GIVEN REQUEST: Copy every record below exactly as written, but leave out the pictures.

DATASET EXCERPTS:
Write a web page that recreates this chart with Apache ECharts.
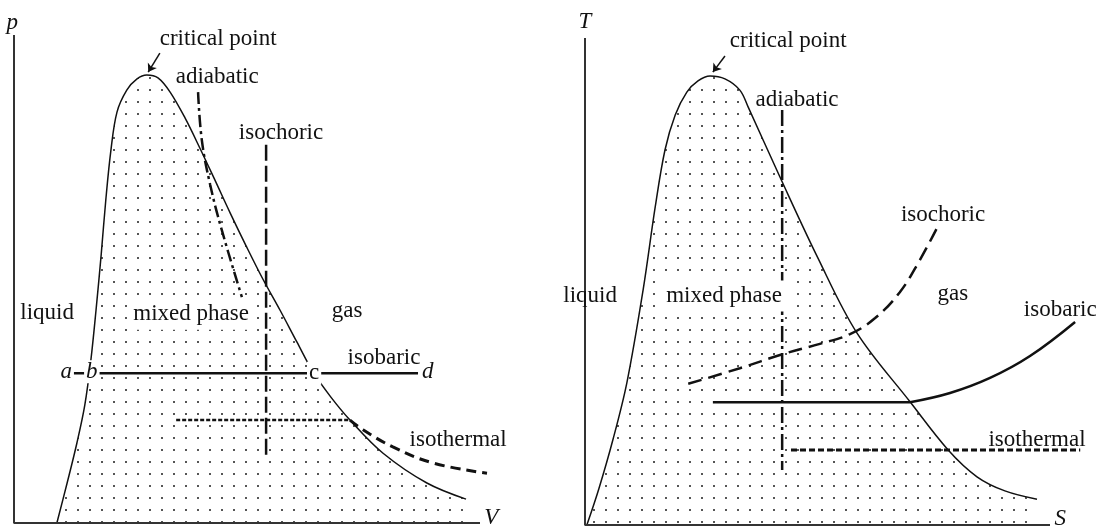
<!DOCTYPE html>
<html>
<head>
<meta charset="utf-8">
<script src="https://cdn.jsdelivr.net/npm/echarts@6/dist/echarts.min.js"></script>
<style>
  html, body { margin: 0; padding: 0; background: #fff; }
  #chart { width: 1105px; height: 529px; }
</style>
</head>
<body>
<div id="chart"></div>
<script>
// ---- p–V diagram (left), both axes in arbitrary units (axes drawn over 0–100) ----
const pvDome = [[9.2,0],[11.4,8.2],[13.5,16.4],[15.2,24.2],[16.5,33.4],[17.6,43.6],[18.7,54.9],
  [19.7,66.2],[20.8,76.4],[22.1,84.2],[24.2,88.7],[26.4,91.0],[28.5,91.8],[30.9,91.2],[33.5,88.3],
  [36.7,83.0],[39.9,76.8],[43.1,70.3],[46.4,63.5],[49.8,56.8],[53.4,50.0],[57.1,43.6],[60.7,37.1],
  [64.2,30.9],[68.0,25.8],[72.1,21.1],[79.2,14.3],[88.6,8.2],[97.0,4.9]];
const pvAdiabatic = [[39.5,88.3],[40.3,78.5],[42.1,69.3],[44.6,60.0],[48.9,46.3]];
const pvIsochoric = [[54.1,77.5],[54.1,13.3]];
const pvIsobaric = [[12.4,30.7],[86.7,30.7]];
const pvIsothermalMixed = [[34.8,21.1],[72.1,21.1]];
const pvIsothermalGas = [[72.1,21.1],[74.9,19.1],[81.3,15.6],[89.9,12.3],[101.5,10.2]];
const pvCritical = [[31.3,96.3],[28.8,92.4]];
const pvFrame = [[0,100],[0,0],[100,0]];
const pvNotes = [
  ['critical point', 43.8, 99.2], ['adiabatic', 43.6, 91.4], ['isochoric', 57.3, 79.9],
  ['liquid', 7.1, 43.0], ['mixed phase', 38.0, 42.8], ['gas', 71.5, 43.4],
  ['isobaric', 79.4, 33.8], ['isothermal', 95.3, 17.0]
];
const pvAxisNames = [['p', -0.4, 102.5], ['V', 102.4, 1.0]];
const pvPoints = [['a', 11.2, 31.0], ['b', 16.7, 31.0], ['c', 64.4, 30.7], ['d', 88.8, 31.0]];

// ---- T–S diagram (right) ----
const tsDome = [[0.4,0],[3.0,7.5],[6.0,17.5],[9.0,29.2],[12.5,48.3],[15.1,65.3],[17.2,77.0],
  [19.4,84.2],[21.9,88.9],[24.3,91.2],[26.9,92.2],[30.1,91.6],[33.3,89.3],[35.1,85.8],[41.9,71.5],
  [50.1,54.8],[58.5,39.4],[69.9,25.3],[78.1,15.4],[84.3,9.9],[90.3,7.0],[97.2,5.3]];
const tsAdiabatic = [[42.4,85.2],[42.4,11.3]];
const tsIsochoric = [[22.2,29.0],[33.3,32.2],[42.6,35.1],[50.5,37.2],[57.0,39.2],[62.4,42.5],
  [67.7,47.8],[72.0,54.4],[75.7,61.0]];
const tsIsobaricMixed = [[27.5,25.2],[69.9,25.2]];
const tsIsobaricGas = [[69.9,25.2],[78.5,27.1],[87.1,30.2],[95.7,34.7],[105.4,41.7]];
const tsIsothermal = [[44.3,15.4],[106.5,15.4]];
const tsCritical = [[30.1,96.3],[27.5,93.0]];
const tsFrame = [[0,100],[0,0],[100,0]];
const tsNotes = [
  ['critical point', 43.7, 99.4], ['adiabatic', 45.6, 87.3], ['isochoric', 77.0, 63.7],
  ['liquid', 1.1, 47.0], ['mixed phase', 29.9, 47.0], ['gas', 79.1, 47.4],
  ['isobaric', 102.2, 44.1], ['isothermal', 97.2, 17.5]
];
const tsAxisNames = [['T', 0, 103.3], ['S', 102.2, 1.2]];

const SERIF = '"Liberation Serif", "Times New Roman", serif';
const INK = '#111';

// stipple used to shade the two-phase region
const dots = document.createElement('canvas');
dots.width = 12; dots.height = 12;
const dctx = dots.getContext('2d');
dctx.fillStyle = '#555';
dctx.fillRect(5, 5, 2, 2);

// value axes with no visible furniture; the frame is drawn as a series so that
// curves may run a little past the end of the horizontal axis
function axis(gridIndex, max) {
  return { type: 'value', min: 0, max, gridIndex,
    axisLine: { show: false }, axisTick: { show: false }, axisLabel: { show: false },
    splitLine: { show: false } };
}

function dome(data, idx) {
  return { type: 'line', xAxisIndex: idx, yAxisIndex: idx, data, smooth: 0.35,
    symbol: 'none', silent: true, z: 2,
    lineStyle: { color: INK, width: 1.5 },
    areaStyle: { color: { image: dots, repeat: 'repeat' }, opacity: 1 } };
}

function path(data, idx, width, type, smooth, color) {
  return { type: 'line', xAxisIndex: idx, yAxisIndex: idx, data, smooth: smooth || false,
    symbol: 'none', silent: true, clip: false, z: 4,
    lineStyle: { color: color || INK, width, type } };
}

function arrow(coords, idx) {
  return { type: 'lines', coordinateSystem: 'cartesian2d', xAxisIndex: idx, yAxisIndex: idx,
    silent: true, z: 5, symbol: ['none', 'arrow'], symbolSize: 8,
    lineStyle: { color: INK, width: 1.5, opacity: 1 },
    data: [{ coords }] };
}

function notes(list, idx, extra) {
  return { type: 'scatter', xAxisIndex: idx, yAxisIndex: idx, symbolSize: 0, silent: true,
    clip: false, z: 10, itemStyle: { opacity: 1 },
    label: { show: true, position: 'inside', formatter: '{b}', color: INK,
      fontFamily: SERIF, fontSize: 23, textBorderWidth: 0 },
    data: list.map(n => ({ name: n[0], value: [n[1], n[2]], label: extra ? extra(n[0]) : {} })) };
}

const boxed = { 'mixed phase': true };
const italic = () => ({ fontStyle: 'italic' });

const option = {
  animation: false,
  backgroundColor: '#fff',
  grid: [
    { left: 14, top: 35, width: 4.66 * 104, height: 488 },
    { left: 585, top: 38, width: 4.65 * 108, height: 487 }
  ],
  xAxis: [axis(0, 104), axis(1, 108)],
  yAxis: [axis(0, 100), axis(1, 100)],
  series: [
    dome(pvDome, 0),
    path(pvFrame, 0, 2, 'solid', false, '#333'),
    path(pvAdiabatic, 0, 2.5, [12, 4, 3, 4], 0.4),
    path(pvIsochoric, 0, 2.5, [16, 5]),
    path(pvIsobaric, 0, 2.5, 'solid'),
    path(pvIsothermalMixed, 0, 2.5, [4, 2]),
    path(pvIsothermalGas, 0, 3, [10, 6], 0.4),
    arrow(pvCritical, 0),
    notes(pvNotes, 0, n => boxed[n] ? { backgroundColor: '#fff', padding: [4, 6] } : {}),
    notes(pvAxisNames, 0, italic),
    notes(pvPoints, 0, n => Object.assign({ backgroundColor: '#fff', padding: [0, 2] },
      n === 'c' ? {} : { fontStyle: 'italic' })),

    dome(tsDome, 1),
    path(tsFrame, 1, 2, 'solid', false, '#333'),
    path(tsAdiabatic, 1, 2.5, [16, 4, 3, 4]),
    path(tsIsochoric, 1, 2.5, [14, 7], 0.4),
    path(tsIsobaricMixed, 1, 2.5, 'solid'),
    path(tsIsobaricGas, 1, 2.5, 'solid', 0.4),
    path(tsIsothermal, 1, 3, [6, 3]),
    arrow(tsCritical, 1),
    notes(tsNotes, 1, n => boxed[n] ? { backgroundColor: '#fff', padding: [4, 6] } : {}),
    notes(tsAxisNames, 1, italic)
  ]
};

const chart = echarts.init(document.getElementById('chart'), null, { renderer: 'canvas' });
chart.setOption(option);
</script>
</body>
</html>
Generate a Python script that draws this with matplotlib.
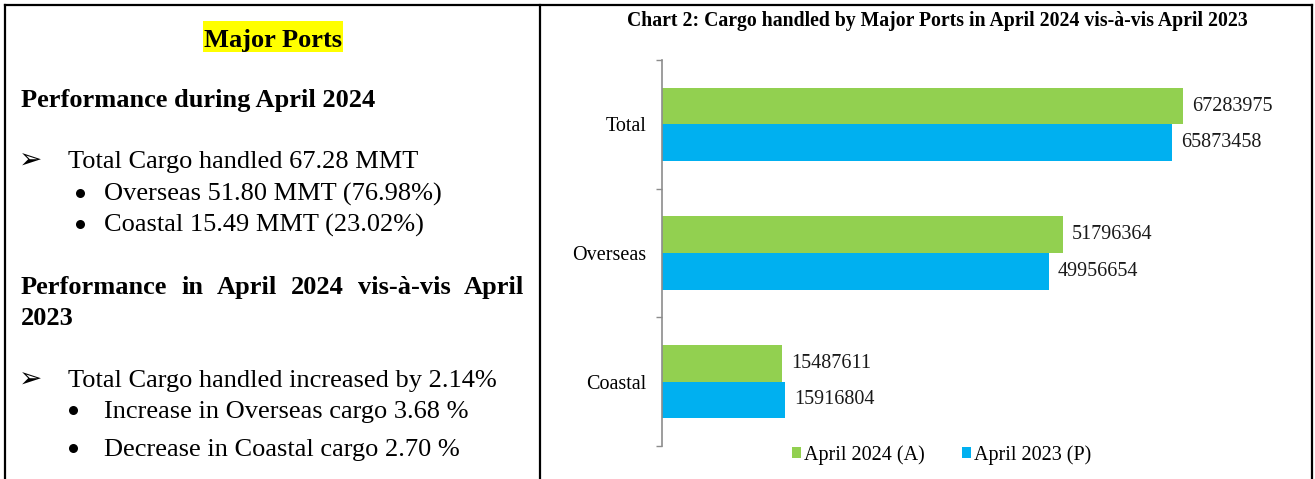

RESULT BELOW:
Write a web page that recreates this chart with Apache ECharts.
<!DOCTYPE html>
<html>
<head>
<meta charset="utf-8">
<script src="https://cdn.jsdelivr.net/npm/echarts@6/dist/echarts.min.js"></script>
<style>
  html, body { margin: 0; padding: 0; background: #fff; }
  #chart { width: 1105px; height: 529px; }
</style>
</head>
<body>
<div id="chart"></div>
<script>
// ---- p–V diagram (left), both axes in arbitrary units (axes drawn over 0–100) ----
const pvDome = [[9.2,0],[11.4,8.2],[13.5,16.4],[15.2,24.2],[16.5,33.4],[17.6,43.6],[18.7,54.9],
  [19.7,66.2],[20.8,76.4],[22.1,84.2],[24.2,88.7],[26.4,91.0],[28.5,91.8],[30.9,91.2],[33.5,88.3],
  [36.7,83.0],[39.9,76.8],[43.1,70.3],[46.4,63.5],[49.8,56.8],[53.4,50.0],[57.1,43.6],[60.7,37.1],
  [64.2,30.9],[68.0,25.8],[72.1,21.1],[79.2,14.3],[88.6,8.2],[97.0,4.9]];
const pvAdiabatic = [[39.5,88.3],[40.3,78.5],[42.1,69.3],[44.6,60.0],[48.9,46.3]];
const pvIsochoric = [[54.1,77.5],[54.1,13.3]];
const pvIsobaric = [[12.4,30.7],[86.7,30.7]];
const pvIsothermalMixed = [[34.8,21.1],[72.1,21.1]];
const pvIsothermalGas = [[72.1,21.1],[74.9,19.1],[81.3,15.6],[89.9,12.3],[101.5,10.2]];
const pvCritical = [[31.3,96.3],[28.8,92.4]];
const pvFrame = [[0,100],[0,0],[100,0]];
const pvNotes = [
  ['critical point', 43.8, 99.2], ['adiabatic', 43.6, 91.4], ['isochoric', 57.3, 79.9],
  ['liquid', 7.1, 43.0], ['mixed phase', 38.0, 42.8], ['gas', 71.5, 43.4],
  ['isobaric', 79.4, 33.8], ['isothermal', 95.3, 17.0]
];
const pvAxisNames = [['p', -0.4, 102.5], ['V', 102.4, 1.0]];
const pvPoints = [['a', 11.2, 31.0], ['b', 16.7, 31.0], ['c', 64.4, 30.7], ['d', 88.8, 31.0]];

// ---- T–S diagram (right) ----
const tsDome = [[0.4,0],[3.0,7.5],[6.0,17.5],[9.0,29.2],[12.5,48.3],[15.1,65.3],[17.2,77.0],
  [19.4,84.2],[21.9,88.9],[24.3,91.2],[26.9,92.2],[30.1,91.6],[33.3,89.3],[35.1,85.8],[41.9,71.5],
  [50.1,54.8],[58.5,39.4],[69.9,25.3],[78.1,15.4],[84.3,9.9],[90.3,7.0],[97.2,5.3]];
const tsAdiabatic = [[42.4,85.2],[42.4,11.3]];
const tsIsochoric = [[22.2,29.0],[33.3,32.2],[42.6,35.1],[50.5,37.2],[57.0,39.2],[62.4,42.5],
  [67.7,47.8],[72.0,54.4],[75.7,61.0]];
const tsIsobaricMixed = [[27.5,25.2],[69.9,25.2]];
const tsIsobaricGas = [[69.9,25.2],[78.5,27.1],[87.1,30.2],[95.7,34.7],[105.4,41.7]];
const tsIsothermal = [[44.3,15.4],[106.5,15.4]];
const tsCritical = [[30.1,96.3],[27.5,93.0]];
const tsFrame = [[0,100],[0,0],[100,0]];
const tsNotes = [
  ['critical point', 43.7, 99.4], ['adiabatic', 45.6, 87.3], ['isochoric', 77.0, 63.7],
  ['liquid', 1.1, 47.0], ['mixed phase', 29.9, 47.0], ['gas', 79.1, 47.4],
  ['isobaric', 102.2, 44.1], ['isothermal', 97.2, 17.5]
];
const tsAxisNames = [['T', 0, 103.3], ['S', 102.2, 1.2]];

const SERIF = '"Liberation Serif", "Times New Roman", serif';
const INK = '#111';

// stipple used to shade the two-phase region
const dots = document.createElement('canvas');
dots.width = 12; dots.height = 12;
const dctx = dots.getContext('2d');
dctx.fillStyle = '#555';
dctx.fillRect(5, 5, 2, 2);

// value axes with no visible furniture; the frame is drawn as a series so that
// curves may run a little past the end of the horizontal axis
function axis(gridIndex, max) {
  return { type: 'value', min: 0, max, gridIndex,
    axisLine: { show: false }, axisTick: { show: false }, axisLabel: { show: false },
    splitLine: { show: false } };
}

function dome(data, idx) {
  return { type: 'line', xAxisIndex: idx, yAxisIndex: idx, data, smooth: 0.35,
    symbol: 'none', silent: true, z: 2,
    lineStyle: { color: INK, width: 1.5 },
    areaStyle: { color: { image: dots, repeat: 'repeat' }, opacity: 1 } };
}

function path(data, idx, width, type, smooth, color) {
  return { type: 'line', xAxisIndex: idx, yAxisIndex: idx, data, smooth: smooth || false,
    symbol: 'none', silent: true, clip: false, z: 4,
    lineStyle: { color: color || INK, width, type } };
}

function arrow(coords, idx) {
  return { type: 'lines', coordinateSystem: 'cartesian2d', xAxisIndex: idx, yAxisIndex: idx,
    silent: true, z: 5, symbol: ['none', 'arrow'], symbolSize: 8,
    lineStyle: { color: INK, width: 1.5, opacity: 1 },
    data: [{ coords }] };
}

function notes(list, idx, extra) {
  return { type: 'scatter', xAxisIndex: idx, yAxisIndex: idx, symbolSize: 0, silent: true,
    clip: false, z: 10, itemStyle: { opacity: 1 },
    label: { show: true, position: 'inside', formatter: '{b}', color: INK,
      fontFamily: SERIF, fontSize: 23, textBorderWidth: 0 },
    data: list.map(n => ({ name: n[0], value: [n[1], n[2]], label: extra ? extra(n[0]) : {} })) };
}

const boxed = { 'mixed phase': true };
const italic = () => ({ fontStyle: 'italic' });

const option = {
  animation: false,
  backgroundColor: '#fff',
  grid: [
    { left: 14, top: 35, width: 4.66 * 104, height: 488 },
    { left: 585, top: 38, width: 4.65 * 108, height: 487 }
  ],
  xAxis: [axis(0, 104), axis(1, 108)],
  yAxis: [axis(0, 100), axis(1, 100)],
  series: [
    dome(pvDome, 0),
    path(pvFrame, 0, 2, 'solid', false, '#333'),
    path(pvAdiabatic, 0, 2.5, [12, 4, 3, 4], 0.4),
    path(pvIsochoric, 0, 2.5, [16, 5]),
    path(pvIsobaric, 0, 2.5, 'solid'),
    path(pvIsothermalMixed, 0, 2.5, [4, 2]),
    path(pvIsothermalGas, 0, 3, [10, 6], 0.4),
    arrow(pvCritical, 0),
    notes(pvNotes, 0, n => boxed[n] ? { backgroundColor: '#fff', padding: [4, 6] } : {}),
    notes(pvAxisNames, 0, italic),
    notes(pvPoints, 0, n => Object.assign({ backgroundColor: '#fff', padding: [0, 2] },
      n === 'c' ? {} : { fontStyle: 'italic' })),

    dome(tsDome, 1),
    path(tsFrame, 1, 2, 'solid', false, '#333'),
    path(tsAdiabatic, 1, 2.5, [16, 4, 3, 4]),
    path(tsIsochoric, 1, 2.5, [14, 7], 0.4),
    path(tsIsobaricMixed, 1, 2.5, 'solid'),
    path(tsIsobaricGas, 1, 2.5, 'solid', 0.4),
    path(tsIsothermal, 1, 3, [6, 3]),
    arrow(tsCritical, 1),
    notes(tsNotes, 1, n => boxed[n] ? { backgroundColor: '#fff', padding: [4, 6] } : {}),
    notes(tsAxisNames, 1, italic)
  ]
};

const chart = echarts.init(document.getElementById('chart'), null, { renderer: 'canvas' });
chart.setOption(option);
</script>
</body>
</html>
Generate a Python script that draws this with matplotlib.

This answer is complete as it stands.